STATED EXERCISE:
Below are the records; extract from them the line containing "Write the seaborn" to the line containing "import pandas as pd", both lines included, exactly and with no pictures.

RECORDED DATA:
------------
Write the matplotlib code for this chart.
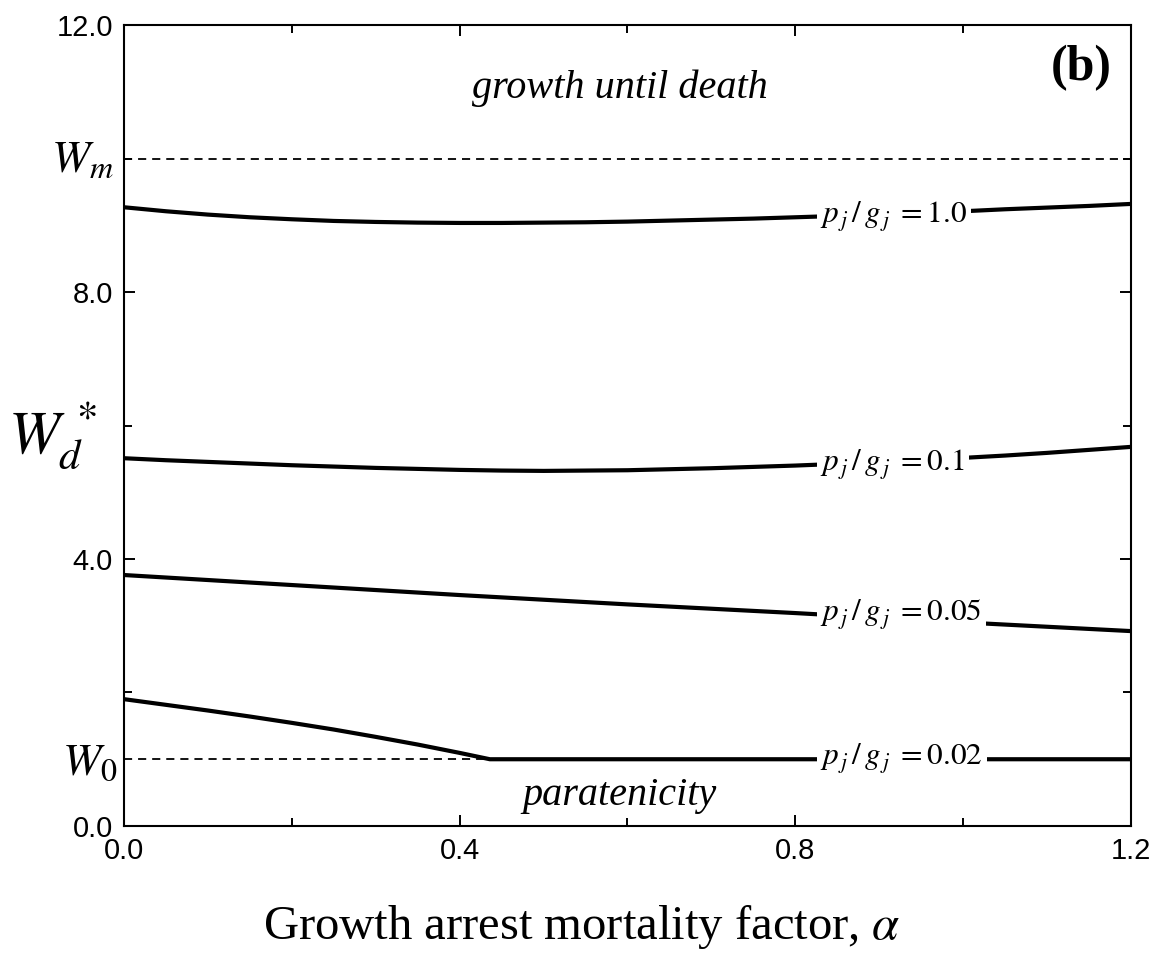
------------
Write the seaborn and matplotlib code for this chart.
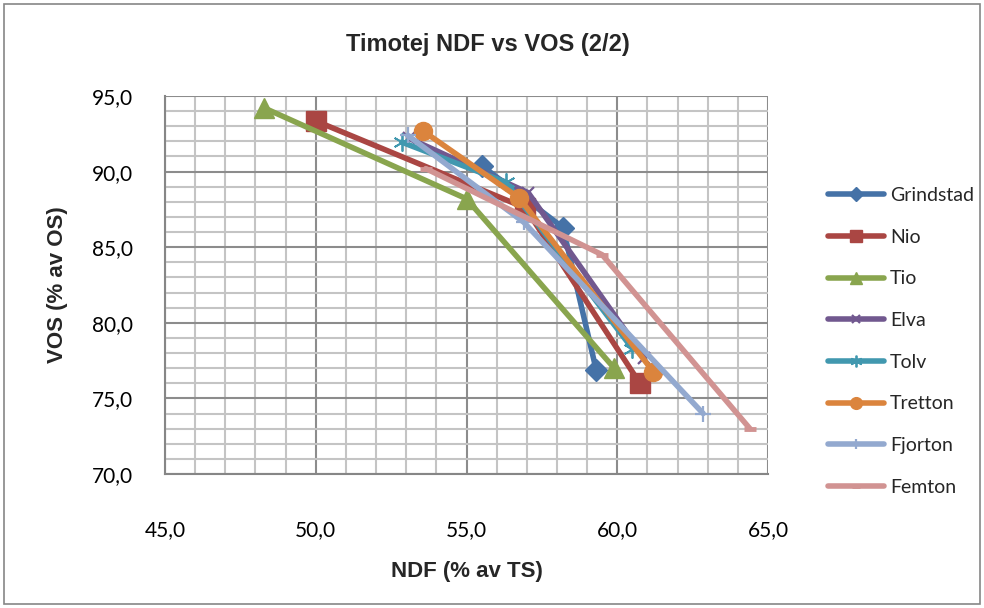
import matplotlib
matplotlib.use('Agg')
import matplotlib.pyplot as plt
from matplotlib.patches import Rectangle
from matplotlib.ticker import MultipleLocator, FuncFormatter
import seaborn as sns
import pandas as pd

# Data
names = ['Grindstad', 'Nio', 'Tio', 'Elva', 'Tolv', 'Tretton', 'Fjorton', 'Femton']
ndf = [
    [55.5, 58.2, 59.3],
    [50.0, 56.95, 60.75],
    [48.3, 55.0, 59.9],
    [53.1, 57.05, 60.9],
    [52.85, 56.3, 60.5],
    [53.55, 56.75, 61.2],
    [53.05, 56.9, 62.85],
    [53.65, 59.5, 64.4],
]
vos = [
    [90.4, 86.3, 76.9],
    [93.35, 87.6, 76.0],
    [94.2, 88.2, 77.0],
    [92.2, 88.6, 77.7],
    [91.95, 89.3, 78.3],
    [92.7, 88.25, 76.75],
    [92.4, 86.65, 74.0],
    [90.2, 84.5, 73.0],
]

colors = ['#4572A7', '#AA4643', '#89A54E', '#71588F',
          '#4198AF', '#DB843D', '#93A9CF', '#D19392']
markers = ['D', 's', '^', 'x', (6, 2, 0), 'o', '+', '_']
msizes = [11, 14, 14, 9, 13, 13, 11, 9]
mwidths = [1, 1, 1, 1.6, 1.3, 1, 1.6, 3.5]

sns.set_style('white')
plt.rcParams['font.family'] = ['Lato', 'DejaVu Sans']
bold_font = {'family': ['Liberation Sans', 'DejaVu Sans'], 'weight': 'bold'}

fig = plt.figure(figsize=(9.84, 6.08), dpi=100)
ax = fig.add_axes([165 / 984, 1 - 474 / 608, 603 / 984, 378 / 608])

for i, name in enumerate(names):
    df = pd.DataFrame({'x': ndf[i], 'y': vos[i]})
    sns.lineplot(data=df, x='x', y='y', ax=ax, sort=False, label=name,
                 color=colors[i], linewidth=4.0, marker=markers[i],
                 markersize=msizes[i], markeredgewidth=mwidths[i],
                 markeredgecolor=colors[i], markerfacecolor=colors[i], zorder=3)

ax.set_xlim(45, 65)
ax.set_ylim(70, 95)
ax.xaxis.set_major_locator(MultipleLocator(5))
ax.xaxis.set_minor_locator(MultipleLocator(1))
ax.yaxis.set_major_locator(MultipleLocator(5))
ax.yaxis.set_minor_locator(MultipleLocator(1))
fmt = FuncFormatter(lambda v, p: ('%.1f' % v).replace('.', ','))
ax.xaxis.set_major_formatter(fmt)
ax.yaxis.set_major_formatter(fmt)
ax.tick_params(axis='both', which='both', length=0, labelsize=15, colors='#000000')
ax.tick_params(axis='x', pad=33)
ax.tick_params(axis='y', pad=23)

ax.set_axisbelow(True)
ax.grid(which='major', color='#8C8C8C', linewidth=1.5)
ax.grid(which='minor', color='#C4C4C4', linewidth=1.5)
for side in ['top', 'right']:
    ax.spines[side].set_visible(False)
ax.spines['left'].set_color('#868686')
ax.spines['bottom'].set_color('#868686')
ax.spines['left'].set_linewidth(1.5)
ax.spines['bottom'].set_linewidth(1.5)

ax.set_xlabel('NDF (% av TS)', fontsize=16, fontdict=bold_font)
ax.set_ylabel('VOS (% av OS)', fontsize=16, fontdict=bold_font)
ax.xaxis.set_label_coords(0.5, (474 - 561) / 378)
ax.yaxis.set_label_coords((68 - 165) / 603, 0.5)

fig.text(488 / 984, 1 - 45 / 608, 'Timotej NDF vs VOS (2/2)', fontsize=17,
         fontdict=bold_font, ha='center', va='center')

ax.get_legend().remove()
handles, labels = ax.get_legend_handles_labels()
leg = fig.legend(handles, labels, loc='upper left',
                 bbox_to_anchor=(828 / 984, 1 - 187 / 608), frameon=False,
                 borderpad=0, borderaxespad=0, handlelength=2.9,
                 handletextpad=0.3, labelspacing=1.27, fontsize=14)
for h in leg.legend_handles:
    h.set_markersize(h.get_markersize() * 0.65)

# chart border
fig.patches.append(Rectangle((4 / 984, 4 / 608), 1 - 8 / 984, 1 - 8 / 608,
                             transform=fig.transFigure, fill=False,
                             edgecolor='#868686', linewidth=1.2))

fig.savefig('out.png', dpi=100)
------------
RESPONSE FOR THIS EXERCISE:
Write the seaborn and matplotlib code for this chart.
import matplotlib
matplotlib.use('Agg')
import matplotlib.pyplot as plt
from matplotlib.patches import Rectangle
from matplotlib.ticker import MultipleLocator, FuncFormatter
import seaborn as sns
import pandas as pd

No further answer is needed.